Simple, pressed game terrine from Emily Watkins of the Kingham Plough
400g partridge breasts
150g sausage meat
50g shallots, chopped
1 cloves garlic, crushed
5g rosemary, finely chopped
1 bay leaf
Slices of rindless streaky bacon
Place the partridge breasts and sausage meat in a bowl with the brandy, mix and leave to marinade while you prepare the rest of the ingredients.
Sweat down the shallots with the garlic, rosemary and bay.
Leave to cool. Remove the bay leaf. Add the shallots and herbs to the meat and mix well.
Spread out a layer of cling film, cover with overlapping rashers of bacon and then place another layer of cling film over the top and roll out the bacon until it is very thin and forms a solid even sheet, then remove the top protective layer of film.

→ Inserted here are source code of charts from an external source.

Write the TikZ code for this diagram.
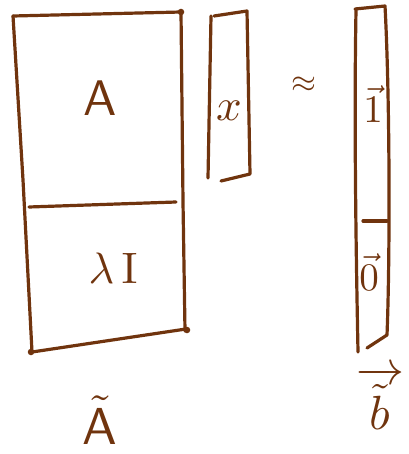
\documentclass[tikz,border=0pt]{standalone}
\usepackage{amsmath}
\definecolor{ink}{RGB}{112,52,14}
\begin{document}
\begin{tikzpicture}[x=1pt,y=-1pt,
  pen/.style={draw=ink,line width=3.2pt,line cap=round,line join=round},
  lbl/.style={text=ink,inner sep=0pt},
  dot/.style={fill=ink,circle,inner sep=0pt,minimum size=6.5pt}]
\useasboundingbox (0,0) rectangle (408,454);
% big matrix
\draw[pen] (13,16) -- (181,12) -- (183,202) -- (185,331);
\draw[pen] (13,16) -- (23,180) -- (32,352) -- (186,329);
\draw[pen] (29,207) -- (176,202);
\node[dot] (c1) at (181,12) {};
\node[dot] (c2) at (187,330) {};
\node[dot] (c3) at (31,352) {};
\node[lbl,scale=5] (A) at (100,98) {$\mathsf{A}$};
\node[lbl,scale=4.4] (LI) at (113,268) {$\lambda\,\mathrm{I}$};
% x vector
\draw[pen] (214,16) -- (247,11) -- (250,174) -- (221,181);
\draw[pen] (211,16) -- (208,178);
\node[lbl,scale=4.5] (x) at (229,111) {$x$};
% approx
\node[lbl,scale=3.2] (ap) at (304,85) {$\approx$};
% b vector
\draw[pen] (356,10) .. controls (354,120) and (356,250) .. (358,352);
\draw[pen] (355,9) -- (385,6) .. controls (390,100) and (390,260) .. (387,335) -- (367,348);
\draw[pen] (363,221) -- (387,221);
\node[lbl,scale=3.9] (one) at (373,104) {$\vec{\mathrm{1}}$};
\node[lbl,scale=3.9] (zero) at (369,272) {$\vec{0}$};
% labels
\node[lbl,scale=5.2] (At) at (100,420) {$\tilde{\mathsf{A}}$};
\node[lbl,scale=4.8] (bt) at (380,398) {$\overrightarrow{\tilde{b}}$};
\end{tikzpicture}
\end{document}
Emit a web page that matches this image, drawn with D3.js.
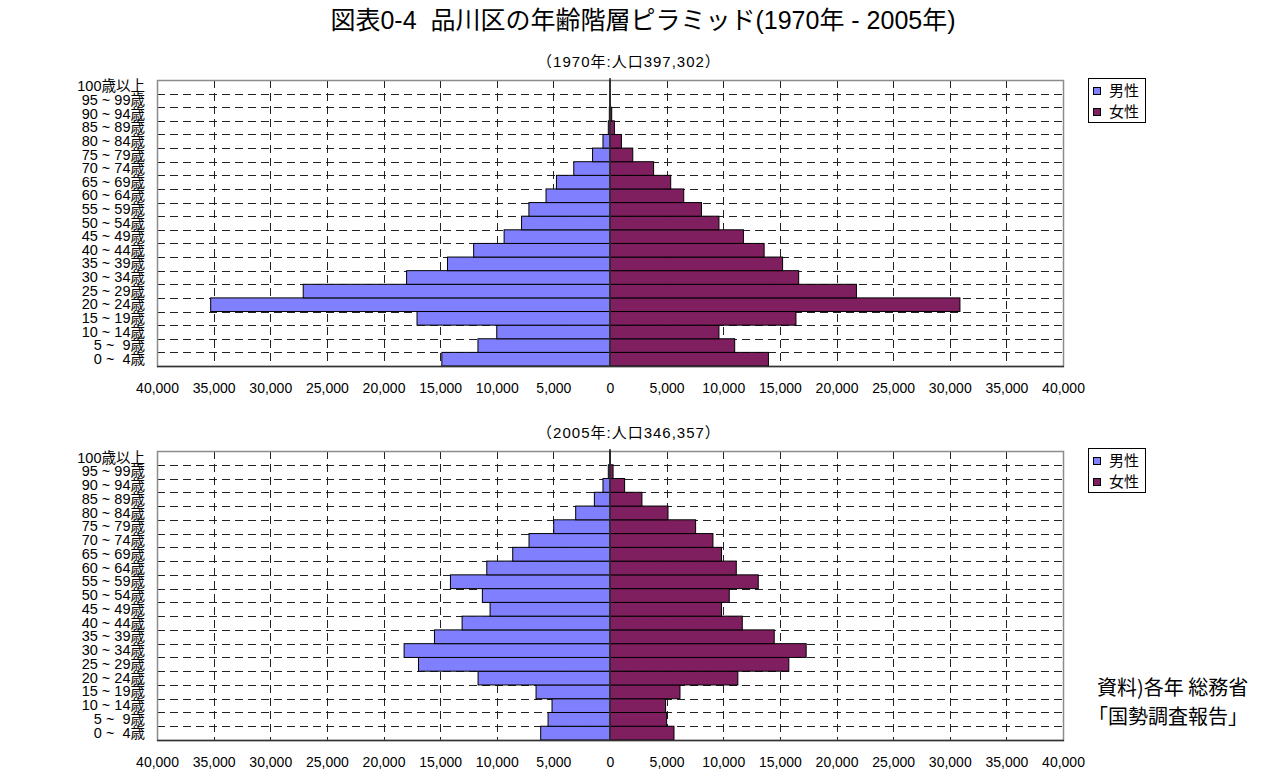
<!DOCTYPE html>
<html>
<head>
<meta charset="utf-8">
<script src="https://cdn.jsdelivr.net/npm/d3@7"></script>
<style>
  body { margin: 0; background: #fff; }
  text { white-space: pre; }
</style>
</head>
<body>
<svg id="chart" width="1273" height="776"></svg>
<script>
// Age groups, listed from youngest (bottom) to oldest (top)
const ageGroups = [
  "0 ~  4歳", "5 ~  9歳", "10 ~ 14歳", "15 ~ 19歳", "20 ~ 24歳", "25 ~ 29歳",
  "30 ~ 34歳", "35 ~ 39歳", "40 ~ 44歳", "45 ~ 49歳", "50 ~ 54歳", "55 ~ 59歳",
  "60 ~ 64歳", "65 ~ 69歳", "70 ~ 74歳", "75 ~ 79歳", "80 ~ 84歳", "85 ~ 89歳",
  "90 ~ 94歳", "95 ~ 99歳", "100歳以上"
];

// 1970 population by age group
const male1970 = [
  14850, 11660, 10000, 17040, 35260, 27090, 17960, 14350, 12040, 9350, 7810,
  7160, 5650, 4730, 3200, 1540, 620, 150, 60, 10, 2
];
const female1970 = [
  13990, 11010, 9620, 16420, 30900, 21760, 16660, 15240, 13610, 11780, 9620,
  8080, 6510, 5360, 3850, 2010, 1010, 390, 150, 30, 5
];

// 2005 population by age group
const male2005 = [
  6120, 5470, 5120, 6530, 11650, 16910, 18180, 15500, 13060, 10590, 11270,
  14090, 10880, 8590, 7150, 4970, 3030, 1380, 620, 150, 30
];
const female2005 = [
  5650, 5000, 4910, 6180, 11290, 15790, 17320, 14500, 11680, 9850, 10530,
  13090, 11150, 9850, 9090, 7560, 5120, 2820, 1290, 270, 40
];

const tickValues = d3.range(-40000, 40001, 5000);
const seriesNames = ["男性", "女性"];
const seriesColors = ["#8080ff", "#801f5f"];

const titleText = "図表0-4  品川区の年齢階層ピラミッド(1970年 - 2005年)";
const panelTitles = ["（1970年:人口397,302）", "（2005年:人口346,357）"];
const sourceLines = ["資料)各年 総務省", "「国勢調査報告」"];

const latinFont = "'Liberation Sans Narrow', 'Liberation Sans', Arial, 'Noto Sans CJK JP', sans-serif";
const labelFont = "'Liberation Sans', Arial, 'Noto Sans CJK JP', sans-serif";

const svg = d3.select("#chart");

svg.append("text")
  .attr("x", 643).attr("y", 29)
  .attr("text-anchor", "middle")
  .style("font-family", latinFont)
  .style("font-size", "25px")
  .attr("fill", "#000")
  .text(titleText);

function drawPanel(cfg) {
  const x = d3.scaleLinear().domain([-40000, 40000]).range([157, 1063]);
  const y = d3.scaleBand().domain(ageGroups).range([cfg.bottom, cfg.top]).padding(0);
  const g = svg.append("g");

  // panel caption
  g.append("text")
    .attr("x", 629).attr("y", cfg.top - 13)
    .attr("text-anchor", "middle")
    .style("font-family", latinFont)
    .style("font-size", "15px")
    .style("letter-spacing", "1px")
    .text(cfg.caption);

  // vertical dashed gridlines
  g.append("g").selectAll("line")
    .data(tickValues.filter(v => v !== 0 && Math.abs(v) !== 40000))
    .join("line")
    .attr("x1", d => Math.round(x(d)) + 0.5).attr("x2", d => Math.round(x(d)) + 0.5)
    .attr("y1", cfg.top).attr("y2", cfg.bottom)
    .attr("stroke", "#222").attr("stroke-width", 1)
    .attr("stroke-dasharray", "8,5");

  // horizontal dashed gridlines at category boundaries
  g.append("g").selectAll("line")
    .data(ageGroups.slice(1))
    .join("line")
    .attr("x1", x(-40000)).attr("x2", x(40000))
    .attr("y1", d => Math.round(y(d) + y.bandwidth()) + 0.5)
    .attr("y2", d => Math.round(y(d) + y.bandwidth()) + 0.5)
    .attr("stroke", "#222").attr("stroke-width", 1)
    .attr("stroke-dasharray", "8,5");

  // plot frame
  g.append("rect")
    .attr("x", x(-40000) + 0.5).attr("y", cfg.top + 0.5)
    .attr("width", x(40000) - x(-40000)).attr("height", cfg.bottom - cfg.top)
    .attr("fill", "none").attr("stroke", "#8c8c8c").attr("stroke-width", 1.5);

  // male bars (left)
  g.append("g").selectAll("rect")
    .data(ageGroups.map((a, i) => ({ age: a, v: cfg.male[i] })))
    .join("rect")
    .attr("x", d => x(-d.v)).attr("y", d => y(d.age))
    .attr("width", d => x(0) - x(-d.v)).attr("height", y.bandwidth())
    .attr("fill", seriesColors[0]).attr("stroke", "#000").attr("stroke-width", 1);

  // female bars (right)
  g.append("g").selectAll("rect")
    .data(ageGroups.map((a, i) => ({ age: a, v: cfg.female[i] })))
    .join("rect")
    .attr("x", x(0)).attr("y", d => y(d.age))
    .attr("width", d => x(d.v) - x(0)).attr("height", y.bandwidth())
    .attr("fill", seriesColors[1]).attr("stroke", "#000").attr("stroke-width", 1);

  // zero axis
  g.append("line")
    .attr("x1", x(0)).attr("x2", x(0))
    .attr("y1", cfg.top - 2).attr("y2", cfg.bottom)
    .attr("stroke", "#333").attr("stroke-width", 1.5);

  // bottom axis line
  g.append("line")
    .attr("x1", x(-40000)).attr("x2", x(40000) + 1)
    .attr("y1", cfg.bottom + 0.5).attr("y2", cfg.bottom + 0.5)
    .attr("stroke", "#333").attr("stroke-width", 1.5);

  // value axis labels
  const xAxis = g.append("g")
    .attr("transform", `translate(0,${cfg.bottom})`)
    .call(d3.axisBottom(x).tickValues(tickValues)
      .tickFormat(d => d3.format(",")(Math.abs(d)))
      .tickSize(0).tickPadding(17));
  xAxis.select(".domain").remove();
  xAxis.selectAll("text")
    .style("font-family", latinFont).style("font-size", "14px").attr("fill", "#000");

  // age group labels
  const yAxis = g.append("g")
    .attr("transform", `translate(${x(-40000)},0)`)
    .call(d3.axisLeft(y).tickSize(0).tickPadding(12));
  yAxis.select(".domain").remove();
  yAxis.selectAll("text")
    .style("font-family", labelFont).style("font-size", "14.5px").attr("fill", "#000");

  // legend
  const lg = g.append("g").attr("transform", `translate(1088,${cfg.legendTop})`);
  lg.append("rect")
    .attr("x", 0.5).attr("y", 0.5).attr("width", 57).attr("height", 44)
    .attr("fill", "#fff").attr("stroke", "#000").attr("stroke-width", 1);
  seriesNames.forEach((name, i) => {
    lg.append("rect")
      .attr("x", 5.5).attr("y", 9.5 + i * 21).attr("width", 7).attr("height", 7)
      .attr("fill", seriesColors[i]).attr("stroke", "#000").attr("stroke-width", 1);
    lg.append("text")
      .attr("x", 21).attr("y", 18 + i * 21)
      .style("font-family", labelFont).style("font-size", "15px")
      .text(name);
  });
}

drawPanel({ top: 80, bottom: 366, legendTop: 78, caption: panelTitles[0], male: male1970, female: female1970 });
drawPanel({ top: 451, bottom: 740, legendTop: 448, caption: panelTitles[1], male: male2005, female: female2005 });

// source note
svg.append("g").selectAll("text")
  .data(sourceLines)
  .join("text")
  .attr("x", (d, i) => i === 0 ? 1097 : 1088)
  .attr("y", (d, i) => 695 + i * 29)
  .style("font-family", "'Noto Sans CJK JP', sans-serif")
  .style("font-size", "20px")
  .text(d => d);
</script>
</body>
</html>
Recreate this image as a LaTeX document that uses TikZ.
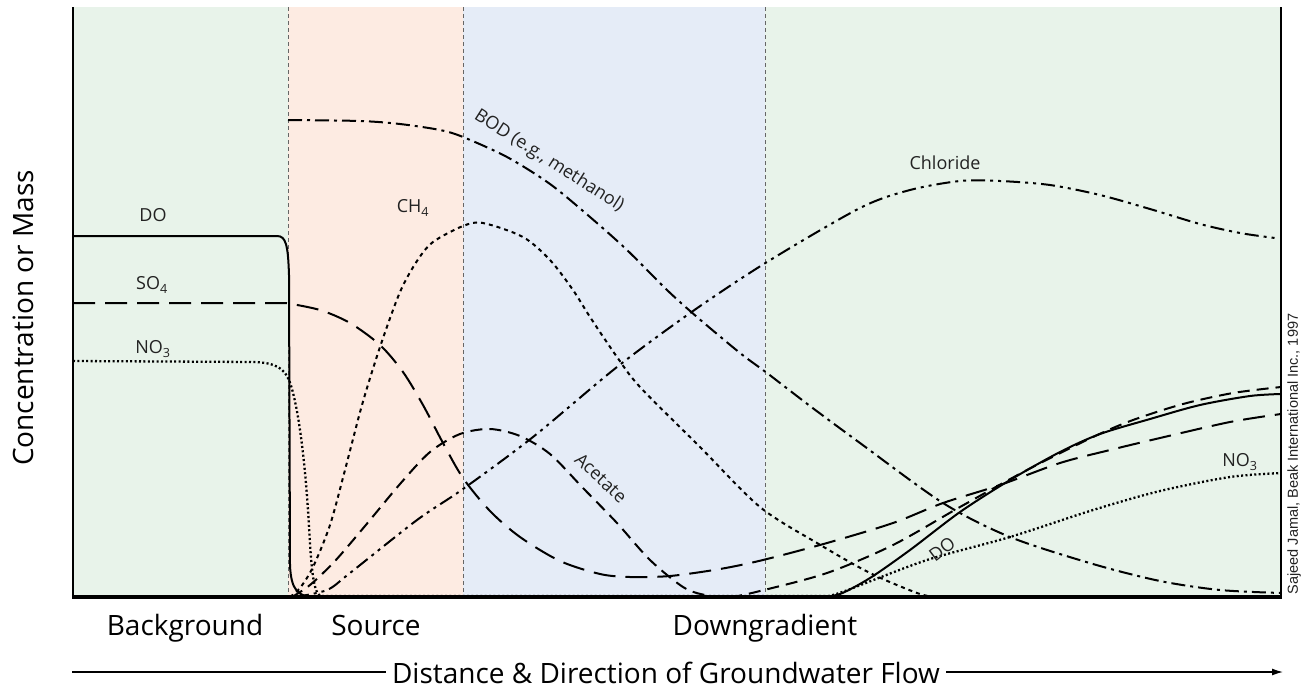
\documentclass[tikz,border=0pt]{standalone}
\usepackage{fontspec}
\setmainfont{Open Sans}
\newfontfamily\credfont{Liberation Sans}
\usetikzlibrary{arrows.meta}
\definecolor{bggreen}{HTML}{E8F3EA}
\definecolor{bgsalmon}{HTML}{FDEBE2}
\definecolor{bgblue}{HTML}{E5ECF7}
\definecolor{txt}{HTML}{222222}
\definecolor{divgray}{HTML}{666666}
\begin{document}
\begin{tikzpicture}[x=1pt,y=-1pt,
  crv/.style={line width=2pt, black, line join=round},
  solidc/.style={crv},
  longdash/.style={crv, dash pattern=on 22pt off 10pt},
  meddash/.style={crv, dash pattern=on 12pt off 7pt},
  densedot/.style={crv, dash pattern=on 4pt off 4pt},
  finedot/.style={line width=2.3pt, black, dash pattern=on 2pt off 2.4pt},
  dashdot/.style={crv, dash pattern=on 14pt off 5pt on 3pt off 5pt},
  dashdotdot/.style={crv, dash pattern=on 14pt off 5pt on 3pt off 5pt on 3pt off 5pt},
  divider/.style={divgray, line width=0.9pt, dash pattern=on 4pt off 3pt},
  lbl/.style={text=txt, font=\fontsize{18}{20}\selectfont, inner sep=1pt},
  big/.style={text=black, font=\fontsize{28}{32}\selectfont, inner sep=0pt}]
\useasboundingbox (0,0) rectangle (1307,689);
% backgrounds
\fill[bggreen] (73,7) rectangle (288,597);
\fill[bgsalmon] (288,7) rectangle (463,597);
\fill[bgblue] (463,7) rectangle (765,597);
\fill[bggreen] (765,7) rectangle (1281,597);
% dividers
\draw[divider] (288,7) -- (288,597);
\draw[divider] (463,7) -- (463,597);
\draw[divider] (765,7) -- (765,597);
% BOD
\draw[dashdot] (288,120) -- plot[smooth] coordinates {(288,120) (360,121) (400,124) (440,130) (463,137) (507,157) (550,184) (590,217) (627,250) (667,290) (697,317) (740,353) (767,373) (810,406) (860,443) (943,503) (1010,537) (1093,564) (1160,581) (1220,590) (1281,593)};
% Chloride
\draw[dashdotdot] (295,597) -- plot[smooth] coordinates {(295,597) (327,590) (350,573) (417,520) (463,489) (533,437) (617,367) (693,311) (767,262) (860,208) (910,190) (960,181) (1000,181) (1050,185) (1100,195) (1150,209) (1200,224) (1240,233) (1275,238)};
% CH4
\draw[densedot] (290,597) -- plot[smooth] coordinates {(290,597) (300,588) (313,567) (330,525) (345,470) (362,405) (380,347) (400,292) (417,261) (433,242) (463,226) (483,223) (523,237) (550,260) (573,290) (590,317) (617,357) (640,387) (700,447) (760,507) (817,543) (870,573) (917,593) (935,597)};
% Acetate and recovery
\draw[meddash] (292,597) -- plot[smooth] coordinates {(292,597) (310,585) (335,561) (365,526) (400,484) (430,452) (460,434) (490,429) (520,436) (550,454) (583,488) (617,523) (650,560) (683,587) (705,595) (730,597) (760,591) (827,573) (893,545) (960,507) (1027,470) (1093,437) (1133,420) (1183,404) (1233,393) (1281,387)};
% SO4
\draw[longdash] (73,303) -- (286,303) -- plot[smooth] coordinates {(286,303) (320,310) (350,323) (380,345) (403,372) (423,405) (443,443) (463,478) (490,511) (520,537) (560,561) (600,574) (630,577) (670,576) (720,569) (763,560) (827,543) (893,523) (943,503) (1000,485) (1060,463) (1110,450) (1160,438) (1230,422) (1281,414)};
% NO3
\draw[finedot] (73,361) -- (255,362) .. controls (275,363) and (284,368) .. (289,380) .. controls (297,400) and (304,450) .. (308,510) .. controls (311,560) and (312,590) .. (320,596) -- (828,596) -- plot[smooth] coordinates {(828,596) (845,591) (927,560) (1010,537) (1093,510) (1160,491) (1230,477) (1281,473)};
% DO
\draw[solidc] (73,236) -- (277,236) .. controls (286,236) and (288,245) .. (289,275) -- (290,565) .. controls (291,590) and (298,597) .. (315,597) -- (820,597) -- plot[smooth] coordinates {(820,597) (840,594) (870,578) (910,550) (960,512) (1010,480) (1060,452) (1100,434) (1150,419) (1200,405) (1250,396) (1281,394)};
% axes
\draw[line width=2.5pt] (73,7) -- (73,597);
\draw[line width=2.5pt] (1281,7) -- (1281,598);
\draw[line width=3.5pt] (71.75,597) -- (1282.25,597);
% curve labels
\node[lbl] (lDO) at (153,215) {DO};
\node[lbl] (lSO) at (152,285) {SO\textsubscript{4}};
\node[lbl] (lNO) at (153,349) {NO\textsubscript{3}};
\node[lbl] (lCH) at (413,208) {CH\textsubscript{4}};
\node[lbl, rotate=-32.5] (lBOD) at (549,161) {BOD (e.g., methanol)};
\node[lbl] (lCl) at (945,163) {Chloride};
\node[lbl, rotate=-43] (lAc) at (601,478) {Acetate};
\node[lbl, rotate=37] (lDO2) at (942,549) {DO};
\node[lbl] (lNO2) at (1240,462) {NO\textsubscript{3}};
% credit
\node[text=txt, font=\credfont\fontsize{14.5}{16}\selectfont, rotate=90, inner sep=0pt] (cred) at (1294,454) {Sajeed Jamal, Beak International Inc., 1997};
% axis labels
\node[big, anchor=base, rotate=90] (ylab) at (33,318) {Concentration or Mass};
\node[big, anchor=base] (zbg) at (185,635) {Background};
\node[big, anchor=base] (zsrc) at (376,635) {Source};
\node[big, anchor=base] (zdown) at (765,635) {Downgradient};
\node[big, anchor=base, inner xsep=6pt] (dist) at (666,683) {Distance \& Direction of Groundwater Flow};
\coordinate (ds) at (72,672);
\coordinate (de) at (1283,672);
\draw[line width=1.3pt] (ds) -- (ds -| dist.west);
\draw[line width=1.3pt, -{Latex[length=11pt,width=7pt]}] (de -| dist.east) -- (de);
\end{tikzpicture}
\end{document}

Brush a ceramic terrine with soft butter and then line it with the bacon. Fill with the marinated meat mix and then fold the bacon over the top, cover tightly. Leave for 2 hours to set in the fridge.
Cook in a bain-marie in the oven at 120C, until the centre of the terrine reaches 65C (about 1½ hours). Remove from the bain-marie, place some weights on top and press overnight in the fridge.
Serve with medlar jelly and sourdough toast.